● **What the task asks**
Leaving the pictures out, print the lines from the first line of the listing through the line containing "marker_time = 5.0", exactly as they read, and no others.

** Start of Information supplied **

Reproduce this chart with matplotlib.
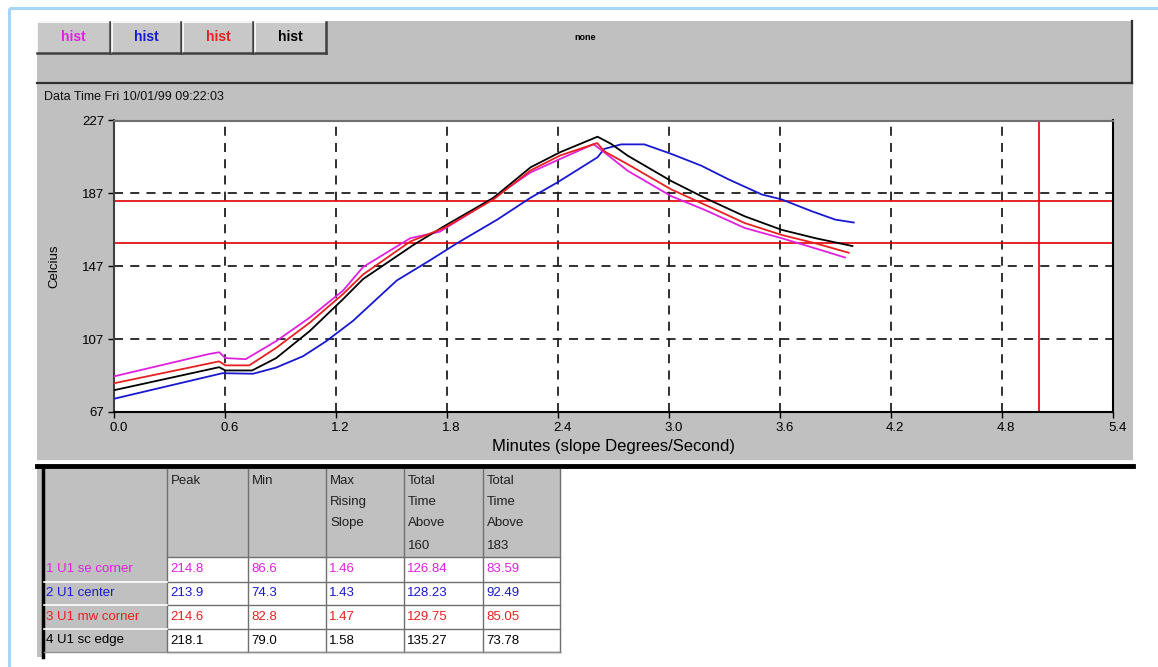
import matplotlib
matplotlib.use('Agg')
import matplotlib.pyplot as plt
from matplotlib.patches import Rectangle
from matplotlib.transforms import ScaledTranslation

# ---------------- data ----------------
t_se = [0.0, 0.51, 0.567, 0.6, 0.71, 0.875, 1.056, 1.237, 1.345, 1.6, 1.76, 1.925,
        2.05, 2.25, 2.41, 2.59, 2.648, 2.775, 3.01, 3.19, 3.408, 3.607, 3.79, 3.95]
v_se = [86.6, 98.8, 99.8, 96.6, 96.0, 105.9, 118.8, 133.7, 146.6, 162.4, 166.0, 176.3,
        184.6, 198.5, 205.9, 214.0, 209.6, 199.4, 185.5, 178.0, 168.0, 162.4, 156.8, 151.8]

t_center = [0.0, 0.585, 0.75, 0.875, 1.02, 1.146, 1.29, 1.527, 1.707, 1.852, 2.07, 2.25,
            2.395, 2.612, 2.648, 2.74, 2.865, 3.01, 3.173, 3.318, 3.5, 3.607, 3.77, 3.897, 3.997]
v_center = [74.3, 88.3, 88.0, 91.4, 97.6, 105.9, 117.0, 139.2, 150.3, 159.6, 172.6, 184.6,
            193.0, 206.8, 211.4, 213.9, 213.9, 208.7, 202.2, 194.8, 186.4, 183.7, 177.2, 172.6, 171.0]

t_mw = [0.0, 0.567, 0.6, 0.73, 0.875, 1.056, 1.237, 1.345, 1.6, 1.78, 2.05, 2.25, 2.41,
        2.61, 2.65, 2.775, 3.01, 3.19, 3.408, 3.607, 3.79, 3.97]
v_mw = [82.8, 94.8, 92.6, 92.6, 102.2, 116.0, 131.8, 142.5, 160.6, 167.9, 183.7, 199.6, 207.8,
        214.6, 210.0, 203.0, 189.2, 180.9, 170.7, 164.2, 159.6, 154.4]

t_sc = [0.0, 0.567, 0.6, 0.745, 0.875, 1.056, 1.237, 1.345, 1.617, 1.78, 2.05, 2.25, 2.41,
        2.612, 2.685, 2.775, 3.01, 3.19, 3.408, 3.607, 3.79, 3.99]
v_sc = [79.0, 91.6, 89.8, 89.8, 96.6, 111.4, 129.0, 140.0, 158.7, 168.8, 184.6, 201.3, 209.6,
        218.1, 214.2, 207.7, 193.8, 184.6, 174.4, 167.0, 162.4, 158.1]

thresholds = [160, 183]
marker_time = 5.0

x_ticks = [0.0, 0.6, 1.2, 1.8, 2.4, 3.0, 3.6, 4.2, 4.8, 5.4]
x_tick_labels = ["0.0", "0.6", "1.2", "1.8", "2.4", "3.0", "3.6", "4.2", "4.8", "5.4"]
y_ticks = [67, 107, 147, 187, 227]
y_tick_labels = ["67", "107", "147", "187", "227"]

series_colors = ["#e020e0", "#1818d0", "#e82020", "#000000"]
button_labels = ["hist", "hist", "hist", "hist"]

row_labels = ["1 U1 se corner", "2 U1 center", "3 U1 mw corner", "4 U1 sc edge"]
col_headers = ["Peak", "Min", "Max\nRising\nSlope", "Total\nTime\nAbove\n160", "Total\nTime\nAbove\n183"]
peak = ["214.8", "213.9", "214.6", "218.1"]
minimum = ["86.6", "74.3", "82.8", "79.0"]
max_slope = ["1.46", "1.43", "1.47", "1.58"]
above_160 = ["126.84", "128.23", "129.75", "135.27"]
above_183 = ["83.59", "92.49", "85.05", "73.78"]

# ---------------- figure ----------------
W, H = 1158, 667
FONT = "Liberation Sans"
fig = plt.figure(figsize=(W / 100, H / 100), dpi=100)
fig.patch.set_facecolor("white")
bg = fig.add_axes([0, 0, 1, 1])
bg.set_xlim(0, W)
bg.set_ylim(H, 0)
bg.axis("off")

# light blue outer frame
bg.plot([9, 9], [8, H], color="#a6d6f5", lw=2.2, solid_capstyle="butt")
bg.plot([9, W], [8, 8], color="#a6d6f5", lw=2.2, solid_capstyle="butt")

# gray panel
bg.add_patch(Rectangle((37, 21), 1133 - 37, 461 - 21, fc="#c0c0c0", ec="none"))
# toolbar border
bg.plot([37, 1132], [83, 83], color="#303030", lw=1.6)
bg.plot([1132, 1132], [21, 83], color="#303030", lw=1.6)

# buttons
btn_x = [(37, 110), (112, 181), (183, 253), (255, 326)]
for (x0, x1), lab, col in zip(btn_x, button_labels, series_colors):
    bg.add_patch(Rectangle((x0, 22), x1 - x0, 31, fc="#c8c8c8", ec="none"))
    bg.plot([x0, x1], [22, 22], color="white", lw=1.2)
    bg.plot([x0, x0], [22, 53], color="white", lw=1.2)
    bg.plot([x0, x1], [53, 53], color="#404040", lw=1.8)
    bg.plot([x1, x1], [22, 53], color="#404040", lw=1.8)
    bg.text((x0 + x1) / 2, 37, lab, color=col, fontsize=10, fontweight="bold",
            ha="center", va="center", family=FONT)
bg.text(585, 38, "none", color="black", fontsize=6.5, fontweight="bold",
        ha="center", va="center", family=FONT)

bg.text(44, 97, "Data Time Fri 10/01/99 09:22:03", fontsize=9, ha="left", va="center",
        family=FONT, color="#101010")

# bottom separators
bg.plot([37, 1133], [461, 461], color="white", lw=1.2)
bg.plot([37, 1133], [466, 466], color="black", lw=3.5)
bg.add_patch(Rectangle((37, 466), 5, 657 - 466, fc="#c0c0c0", ec="none"))
bg.plot([43, 43], [466, 657], color="black", lw=2.5)

# ---------------- table ----------------
col_x = [44, 167, 248, 326, 404, 483, 560]
row_y = [469, 557, 582, 605, 629, 652]
gray = "#c0c0c0"
bg.add_patch(Rectangle((col_x[0], row_y[0]), col_x[-1] - col_x[0], row_y[1] - row_y[0], fc=gray, ec="none"))
for r in range(4):
    y0, y1 = row_y[r + 1], row_y[r + 2]
    bg.add_patch(Rectangle((col_x[0], y0), col_x[1] - col_x[0], y1 - y0, fc=gray, ec="none"))
    bg.add_patch(Rectangle((col_x[1], y0), col_x[-1] - col_x[1], y1 - y0, fc="white", ec="none"))
for x in col_x[1:]:
    bg.plot([x, x], [row_y[0], row_y[-1]], color="#707070", lw=1.0)
for y in row_y[1:]:
    bg.plot([col_x[1], col_x[-1]], [y, y], color="#707070", lw=1.0)
for y in row_y[2:-1]:
    bg.plot([col_x[0], col_x[1]], [y, y], color="white", lw=1.2)
bg.plot([col_x[0], col_x[-1]], [row_y[-1], row_y[-1]], color="#909090", lw=1.0)

header_line_y = [481, 502, 523, 546]
for c, hdr in enumerate(col_headers):
    for k, line in enumerate(hdr.split("\n")):
        bg.text(col_x[c + 1] + 4, header_line_y[k], line, fontsize=9.5, ha="left", va="center",
                family=FONT, color="#202020")

columns = [peak, minimum, max_slope, above_160, above_183]
for r in range(4):
    yc = (row_y[r + 1] + row_y[r + 2]) / 2
    col = series_colors[r]
    bg.text(col_x[0] + 2, yc, row_labels[r], fontsize=9.5, ha="left", va="center", family=FONT, color=col)
    for c, vals in enumerate(columns):
        bg.text(col_x[c + 1] + 3, yc, vals[r], fontsize=9.5, ha="left", va="center", family=FONT, color=col)

# ---------------- chart ----------------
L, R, T, B = 114.3, 1113.3, 120.5, 412.0
ax = fig.add_axes([L / W, (H - B) / H, (R - L) / W, (B - T) / H])
ax.set_facecolor("white")
ax.set_xlim(0, 5.4)
ax.set_ylim(67, 227)
ax.set_xticks(x_ticks)
ax.set_xticklabels(x_tick_labels)
ax.set_yticks(y_ticks)
ax.set_yticklabels(y_tick_labels)
ax.grid(True, color="#202020", linestyle=(0, (5, 4)), lw=1.3)
ax.set_axisbelow(True)
ax.tick_params(axis="both", direction="out", length=4, width=1, labelsize=9.5, pad=3, colors="black")
for lab in ax.get_xticklabels() + ax.get_yticklabels():
    lab.set_family(FONT)
for lab in ax.get_xticklabels():
    lab.set_transform(lab.get_transform() + ScaledTranslation(4 / 100, 0, fig.dpi_scale_trans))
ax.spines["top"].set_color("#707070")
ax.spines["left"].set_color("#404040")
ax.spines["bottom"].set_color("black")
ax.spines["right"].set_color("black")
for s in ax.spines.values():
    s.set_linewidth(1.5)

for y in thresholds:
    ax.axhline(y, color="#e00000", lw=1.2, zorder=2)
ax.axvline(marker_time, color="#e00000", lw=1.2, zorder=2)

ax.plot(t_center, v_center, color=series_colors[1], lw=1.3, zorder=3)
ax.plot(t_se, v_se, color=series_colors[0], lw=1.3, zorder=3)
ax.plot(t_sc, v_sc, color=series_colors[3], lw=1.3, zorder=4)
ax.plot(t_mw, v_mw, color=series_colors[2], lw=1.3, zorder=5)

ax.set_xlabel("Minutes (slope Degrees/Second)", fontsize=12, family=FONT, labelpad=4)
ax.set_ylabel("Celcius", fontsize=9.5, family=FONT, labelpad=16)

fig.savefig("out.png", dpi=100)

** End of Information supplied **

● **Task output**
Reproduce this chart with matplotlib.
import matplotlib
matplotlib.use('Agg')
import matplotlib.pyplot as plt
from matplotlib.patches import Rectangle
from matplotlib.transforms import ScaledTranslation

# ---------------- data ----------------
t_se = [0.0, 0.51, 0.567, 0.6, 0.71, 0.875, 1.056, 1.237, 1.345, 1.6, 1.76, 1.925,
        2.05, 2.25, 2.41, 2.59, 2.648, 2.775, 3.01, 3.19, 3.408, 3.607, 3.79, 3.95]
v_se = [86.6, 98.8, 99.8, 96.6, 96.0, 105.9, 118.8, 133.7, 146.6, 162.4, 166.0, 176.3,
        184.6, 198.5, 205.9, 214.0, 209.6, 199.4, 185.5, 178.0, 168.0, 162.4, 156.8, 151.8]

t_center = [0.0, 0.585, 0.75, 0.875, 1.02, 1.146, 1.29, 1.527, 1.707, 1.852, 2.07, 2.25,
            2.395, 2.612, 2.648, 2.74, 2.865, 3.01, 3.173, 3.318, 3.5, 3.607, 3.77, 3.897, 3.997]
v_center = [74.3, 88.3, 88.0, 91.4, 97.6, 105.9, 117.0, 139.2, 150.3, 159.6, 172.6, 184.6,
            193.0, 206.8, 211.4, 213.9, 213.9, 208.7, 202.2, 194.8, 186.4, 183.7, 177.2, 172.6, 171.0]

t_mw = [0.0, 0.567, 0.6, 0.73, 0.875, 1.056, 1.237, 1.345, 1.6, 1.78, 2.05, 2.25, 2.41,
        2.61, 2.65, 2.775, 3.01, 3.19, 3.408, 3.607, 3.79, 3.97]
v_mw = [82.8, 94.8, 92.6, 92.6, 102.2, 116.0, 131.8, 142.5, 160.6, 167.9, 183.7, 199.6, 207.8,
        214.6, 210.0, 203.0, 189.2, 180.9, 170.7, 164.2, 159.6, 154.4]

t_sc = [0.0, 0.567, 0.6, 0.745, 0.875, 1.056, 1.237, 1.345, 1.617, 1.78, 2.05, 2.25, 2.41,
        2.612, 2.685, 2.775, 3.01, 3.19, 3.408, 3.607, 3.79, 3.99]
v_sc = [79.0, 91.6, 89.8, 89.8, 96.6, 111.4, 129.0, 140.0, 158.7, 168.8, 184.6, 201.3, 209.6,
        218.1, 214.2, 207.7, 193.8, 184.6, 174.4, 167.0, 162.4, 158.1]

thresholds = [160, 183]
marker_time = 5.0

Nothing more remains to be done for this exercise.